AIM: Transcribe the material below exactly as it appears.

GIVEN INFORMATION:
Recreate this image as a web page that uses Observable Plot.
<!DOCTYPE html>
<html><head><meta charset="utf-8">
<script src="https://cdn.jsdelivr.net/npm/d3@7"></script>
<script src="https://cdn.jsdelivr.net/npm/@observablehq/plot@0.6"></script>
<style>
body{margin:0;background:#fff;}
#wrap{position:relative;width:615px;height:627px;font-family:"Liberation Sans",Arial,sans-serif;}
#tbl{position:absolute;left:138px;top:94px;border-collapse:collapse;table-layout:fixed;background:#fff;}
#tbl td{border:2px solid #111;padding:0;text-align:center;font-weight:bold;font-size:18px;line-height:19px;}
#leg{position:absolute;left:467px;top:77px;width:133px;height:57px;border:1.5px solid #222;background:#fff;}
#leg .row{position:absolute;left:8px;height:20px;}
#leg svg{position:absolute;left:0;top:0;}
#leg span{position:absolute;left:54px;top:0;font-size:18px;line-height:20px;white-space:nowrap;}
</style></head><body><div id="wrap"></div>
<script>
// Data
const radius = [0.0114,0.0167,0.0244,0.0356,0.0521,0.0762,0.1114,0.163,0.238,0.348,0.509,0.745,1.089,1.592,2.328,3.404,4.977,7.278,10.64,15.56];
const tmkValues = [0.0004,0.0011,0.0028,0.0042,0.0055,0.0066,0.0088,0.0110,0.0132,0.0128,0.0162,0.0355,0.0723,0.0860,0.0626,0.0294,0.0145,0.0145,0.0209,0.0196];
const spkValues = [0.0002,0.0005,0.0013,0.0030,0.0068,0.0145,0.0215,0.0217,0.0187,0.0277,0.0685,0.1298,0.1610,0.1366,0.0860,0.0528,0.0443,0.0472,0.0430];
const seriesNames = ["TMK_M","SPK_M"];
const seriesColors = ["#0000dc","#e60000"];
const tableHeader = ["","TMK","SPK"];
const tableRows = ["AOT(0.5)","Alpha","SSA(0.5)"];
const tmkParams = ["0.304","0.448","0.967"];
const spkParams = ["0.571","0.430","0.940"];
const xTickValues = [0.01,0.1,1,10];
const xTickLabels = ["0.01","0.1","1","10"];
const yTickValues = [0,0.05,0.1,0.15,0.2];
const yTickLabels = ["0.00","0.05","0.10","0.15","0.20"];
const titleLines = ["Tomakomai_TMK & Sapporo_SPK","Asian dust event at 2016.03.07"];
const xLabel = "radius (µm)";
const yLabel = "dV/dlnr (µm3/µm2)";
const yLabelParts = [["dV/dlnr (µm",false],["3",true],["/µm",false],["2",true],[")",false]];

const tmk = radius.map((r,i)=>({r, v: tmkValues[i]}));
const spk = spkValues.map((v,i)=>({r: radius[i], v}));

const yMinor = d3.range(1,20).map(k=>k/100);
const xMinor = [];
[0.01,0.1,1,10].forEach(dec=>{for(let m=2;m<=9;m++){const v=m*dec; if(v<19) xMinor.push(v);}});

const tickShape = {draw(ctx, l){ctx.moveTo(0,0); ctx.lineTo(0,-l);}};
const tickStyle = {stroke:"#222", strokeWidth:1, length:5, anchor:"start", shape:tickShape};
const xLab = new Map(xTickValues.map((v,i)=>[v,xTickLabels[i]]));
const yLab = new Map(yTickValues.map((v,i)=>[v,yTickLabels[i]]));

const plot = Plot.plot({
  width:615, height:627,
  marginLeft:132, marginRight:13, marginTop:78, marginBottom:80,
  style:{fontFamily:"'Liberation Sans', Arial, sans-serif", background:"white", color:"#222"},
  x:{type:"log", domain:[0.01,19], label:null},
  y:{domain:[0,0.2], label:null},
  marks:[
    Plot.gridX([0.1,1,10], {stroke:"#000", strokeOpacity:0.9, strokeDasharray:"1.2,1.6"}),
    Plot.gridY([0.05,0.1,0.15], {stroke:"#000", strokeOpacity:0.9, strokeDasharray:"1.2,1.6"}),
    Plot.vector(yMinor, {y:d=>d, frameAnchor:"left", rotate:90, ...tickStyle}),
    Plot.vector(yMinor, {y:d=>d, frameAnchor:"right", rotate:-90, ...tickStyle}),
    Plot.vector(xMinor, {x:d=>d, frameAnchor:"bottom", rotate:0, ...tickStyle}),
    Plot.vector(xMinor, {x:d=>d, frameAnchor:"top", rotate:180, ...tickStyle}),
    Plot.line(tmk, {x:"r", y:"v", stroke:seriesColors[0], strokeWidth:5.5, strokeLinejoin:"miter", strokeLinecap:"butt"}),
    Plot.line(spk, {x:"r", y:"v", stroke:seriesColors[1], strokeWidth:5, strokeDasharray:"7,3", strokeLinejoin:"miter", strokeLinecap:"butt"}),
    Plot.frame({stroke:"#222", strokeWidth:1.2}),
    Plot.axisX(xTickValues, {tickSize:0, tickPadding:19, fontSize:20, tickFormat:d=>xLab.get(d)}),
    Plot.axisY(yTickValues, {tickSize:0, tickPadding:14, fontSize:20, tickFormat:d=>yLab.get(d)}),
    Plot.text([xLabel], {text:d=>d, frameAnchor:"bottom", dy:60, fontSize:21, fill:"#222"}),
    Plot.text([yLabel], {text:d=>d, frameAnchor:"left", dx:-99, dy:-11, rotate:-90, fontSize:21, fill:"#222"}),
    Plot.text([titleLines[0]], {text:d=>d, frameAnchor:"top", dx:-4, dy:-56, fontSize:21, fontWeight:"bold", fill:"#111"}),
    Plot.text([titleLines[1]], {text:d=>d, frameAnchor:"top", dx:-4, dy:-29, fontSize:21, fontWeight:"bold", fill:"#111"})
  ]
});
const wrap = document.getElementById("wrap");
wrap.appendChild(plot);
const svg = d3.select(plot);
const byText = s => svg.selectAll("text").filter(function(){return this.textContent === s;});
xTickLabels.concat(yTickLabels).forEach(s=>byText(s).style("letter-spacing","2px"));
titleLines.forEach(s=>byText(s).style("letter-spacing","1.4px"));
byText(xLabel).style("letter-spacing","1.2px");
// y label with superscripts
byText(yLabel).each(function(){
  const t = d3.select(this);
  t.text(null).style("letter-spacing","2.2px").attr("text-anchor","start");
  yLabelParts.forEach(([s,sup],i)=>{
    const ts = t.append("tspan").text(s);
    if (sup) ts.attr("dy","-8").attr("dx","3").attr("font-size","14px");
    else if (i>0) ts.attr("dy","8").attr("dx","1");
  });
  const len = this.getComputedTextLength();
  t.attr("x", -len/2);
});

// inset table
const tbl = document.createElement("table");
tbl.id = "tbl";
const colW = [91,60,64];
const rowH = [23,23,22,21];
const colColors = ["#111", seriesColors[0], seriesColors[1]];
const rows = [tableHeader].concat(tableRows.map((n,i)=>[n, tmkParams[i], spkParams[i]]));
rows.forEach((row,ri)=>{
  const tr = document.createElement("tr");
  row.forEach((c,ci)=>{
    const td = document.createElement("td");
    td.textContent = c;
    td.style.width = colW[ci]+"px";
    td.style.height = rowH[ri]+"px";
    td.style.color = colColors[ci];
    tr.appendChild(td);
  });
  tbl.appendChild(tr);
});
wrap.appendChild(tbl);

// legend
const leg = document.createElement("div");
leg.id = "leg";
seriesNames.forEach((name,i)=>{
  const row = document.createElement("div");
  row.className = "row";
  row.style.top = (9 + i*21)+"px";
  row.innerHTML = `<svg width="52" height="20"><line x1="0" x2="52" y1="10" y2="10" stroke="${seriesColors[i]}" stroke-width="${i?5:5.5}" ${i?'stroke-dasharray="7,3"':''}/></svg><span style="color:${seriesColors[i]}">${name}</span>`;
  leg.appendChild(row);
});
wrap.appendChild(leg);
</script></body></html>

SOLUTION FOR THIS TASK:
Recreate this image as a web page that uses Observable Plot.
<!DOCTYPE html>
<html><head><meta charset="utf-8">
<script src="https://cdn.jsdelivr.net/npm/d3@7"></script>
<script src="https://cdn.jsdelivr.net/npm/@observablehq/plot@0.6"></script>
<style>
body{margin:0;background:#fff;}
#wrap{position:relative;width:615px;height:627px;font-family:"Liberation Sans",Arial,sans-serif;}
#tbl{position:absolute;left:138px;top:94px;border-collapse:collapse;table-layout:fixed;background:#fff;}
#tbl td{border:2px solid #111;padding:0;text-align:center;font-weight:bold;font-size:18px;line-height:19px;}
#leg{position:absolute;left:467px;top:77px;width:133px;height:57px;border:1.5px solid #222;background:#fff;}
#leg .row{position:absolute;left:8px;height:20px;}
#leg svg{position:absolute;left:0;top:0;}
#leg span{position:absolute;left:54px;top:0;font-size:18px;line-height:20px;white-space:nowrap;}
</style></head><body><div id="wrap"></div>
<script>
// Data
const radius = [0.0114,0.0167,0.0244,0.0356,0.0521,0.0762,0.1114,0.163,0.238,0.348,0.509,0.745,1.089,1.592,2.328,3.404,4.977,7.278,10.64,15.56];
const tmkValues = [0.0004,0.0011,0.0028,0.0042,0.0055,0.0066,0.0088,0.0110,0.0132,0.0128,0.0162,0.0355,0.0723,0.0860,0.0626,0.0294,0.0145,0.0145,0.0209,0.0196];
const spkValues = [0.0002,0.0005,0.0013,0.0030,0.0068,0.0145,0.0215,0.0217,0.0187,0.0277,0.0685,0.1298,0.1610,0.1366,0.0860,0.0528,0.0443,0.0472,0.0430];
const seriesNames = ["TMK_M","SPK_M"];
const seriesColors = ["#0000dc","#e60000"];
const tableHeader = ["","TMK","SPK"];
const tableRows = ["AOT(0.5)","Alpha","SSA(0.5)"];
const tmkParams = ["0.304","0.448","0.967"];
const spkParams = ["0.571","0.430","0.940"];
const xTickValues = [0.01,0.1,1,10];
const xTickLabels = ["0.01","0.1","1","10"];
const yTickValues = [0,0.05,0.1,0.15,0.2];
const yTickLabels = ["0.00","0.05","0.10","0.15","0.20"];
const titleLines = ["Tomakomai_TMK & Sapporo_SPK","Asian dust event at 2016.03.07"];
const xLabel = "radius (µm)";
const yLabel = "dV/dlnr (µm3/µm2)";
const yLabelParts = [["dV/dlnr (µm",false],["3",true],["/µm",false],["2",true],[")",false]];

const tmk = radius.map((r,i)=>({r, v: tmkValues[i]}));
const spk = spkValues.map((v,i)=>({r: radius[i], v}));

const yMinor = d3.range(1,20).map(k=>k/100);
const xMinor = [];
[0.01,0.1,1,10].forEach(dec=>{for(let m=2;m<=9;m++){const v=m*dec; if(v<19) xMinor.push(v);}});

const tickShape = {draw(ctx, l){ctx.moveTo(0,0); ctx.lineTo(0,-l);}};
const tickStyle = {stroke:"#222", strokeWidth:1, length:5, anchor:"start", shape:tickShape};
const xLab = new Map(xTickValues.map((v,i)=>[v,xTickLabels[i]]));
const yLab = new Map(yTickValues.map((v,i)=>[v,yTickLabels[i]]));

const plot = Plot.plot({
  width:615, height:627,
  marginLeft:132, marginRight:13, marginTop:78, marginBottom:80,
  style:{fontFamily:"'Liberation Sans', Arial, sans-serif", background:"white", color:"#222"},
  x:{type:"log", domain:[0.01,19], label:null},
  y:{domain:[0,0.2], label:null},
  marks:[
    Plot.gridX([0.1,1,10], {stroke:"#000", strokeOpacity:0.9, strokeDasharray:"1.2,1.6"}),
    Plot.gridY([0.05,0.1,0.15], {stroke:"#000", strokeOpacity:0.9, strokeDasharray:"1.2,1.6"}),
    Plot.vector(yMinor, {y:d=>d, frameAnchor:"left", rotate:90, ...tickStyle}),
    Plot.vector(yMinor, {y:d=>d, frameAnchor:"right", rotate:-90, ...tickStyle}),
    Plot.vector(xMinor, {x:d=>d, frameAnchor:"bottom", rotate:0, ...tickStyle}),
    Plot.vector(xMinor, {x:d=>d, frameAnchor:"top", rotate:180, ...tickStyle}),
    Plot.line(tmk, {x:"r", y:"v", stroke:seriesColors[0], strokeWidth:5.5, strokeLinejoin:"miter", strokeLinecap:"butt"}),
    Plot.line(spk, {x:"r", y:"v", stroke:seriesColors[1], strokeWidth:5, strokeDasharray:"7,3", strokeLinejoin:"miter", strokeLinecap:"butt"}),
    Plot.frame({stroke:"#222", strokeWidth:1.2}),
    Plot.axisX(xTickValues, {tickSize:0, tickPadding:19, fontSize:20, tickFormat:d=>xLab.get(d)}),
    Plot.axisY(yTickValues, {tickSize:0, tickPadding:14, fontSize:20, tickFormat:d=>yLab.get(d)}),
    Plot.text([xLabel], {text:d=>d, frameAnchor:"bottom", dy:60, fontSize:21, fill:"#222"}),
    Plot.text([yLabel], {text:d=>d, frameAnchor:"left", dx:-99, dy:-11, rotate:-90, fontSize:21, fill:"#222"}),
    Plot.text([titleLines[0]], {text:d=>d, frameAnchor:"top", dx:-4, dy:-56, fontSize:21, fontWeight:"bold", fill:"#111"}),
    Plot.text([titleLines[1]], {text:d=>d, frameAnchor:"top", dx:-4, dy:-29, fontSize:21, fontWeight:"bold", fill:"#111"})
  ]
});
const wrap = document.getElementById("wrap");
wrap.appendChild(plot);
const svg = d3.select(plot);
const byText = s => svg.selectAll("text").filter(function(){return this.textContent === s;});
xTickLabels.concat(yTickLabels).forEach(s=>byText(s).style("letter-spacing","2px"));
titleLines.forEach(s=>byText(s).style("letter-spacing","1.4px"));
byText(xLabel).style("letter-spacing","1.2px");
// y label with superscripts
byText(yLabel).each(function(){
  const t = d3.select(this);
  t.text(null).style("letter-spacing","2.2px").attr("text-anchor","start");
  yLabelParts.forEach(([s,sup],i)=>{
    const ts = t.append("tspan").text(s);
    if (sup) ts.attr("dy","-8").attr("dx","3").attr("font-size","14px");
    else if (i>0) ts.attr("dy","8").attr("dx","1");
  });
  const len = this.getComputedTextLength();
  t.attr("x", -len/2);
});

// inset table
const tbl = document.createElement("table");
tbl.id = "tbl";
const colW = [91,60,64];
const rowH = [23,23,22,21];
const colColors = ["#111", seriesColors[0], seriesColors[1]];
const rows = [tableHeader].concat(tableRows.map((n,i)=>[n, tmkParams[i], spkParams[i]]));
rows.forEach((row,ri)=>{
  const tr = document.createElement("tr");
  row.forEach((c,ci)=>{
    const td = document.createElement("td");
    td.textContent = c;
    td.style.width = colW[ci]+"px";
    td.style.height = rowH[ri]+"px";
    td.style.color = colColors[ci];
    tr.appendChild(td);
  });
  tbl.appendChild(tr);
});
wrap.appendChild(tbl);

// legend
const leg = document.createElement("div");
leg.id = "leg";
seriesNames.forEach((name,i)=>{
  const row = document.createElement("div");
  row.className = "row";
  row.style.top = (9 + i*21)+"px";
  row.innerHTML = `<svg width="52" height="20"><line x1="0" x2="52" y1="10" y2="10" stroke="${seriesColors[i]}" stroke-width="${i?5:5.5}" ${i?'stroke-dasharray="7,3"':''}/></svg><span style="color:${seriesColors[i]}">${name}</span>`;
  leg.appendChild(row);
});
wrap.appendChild(leg);
</script></body></html>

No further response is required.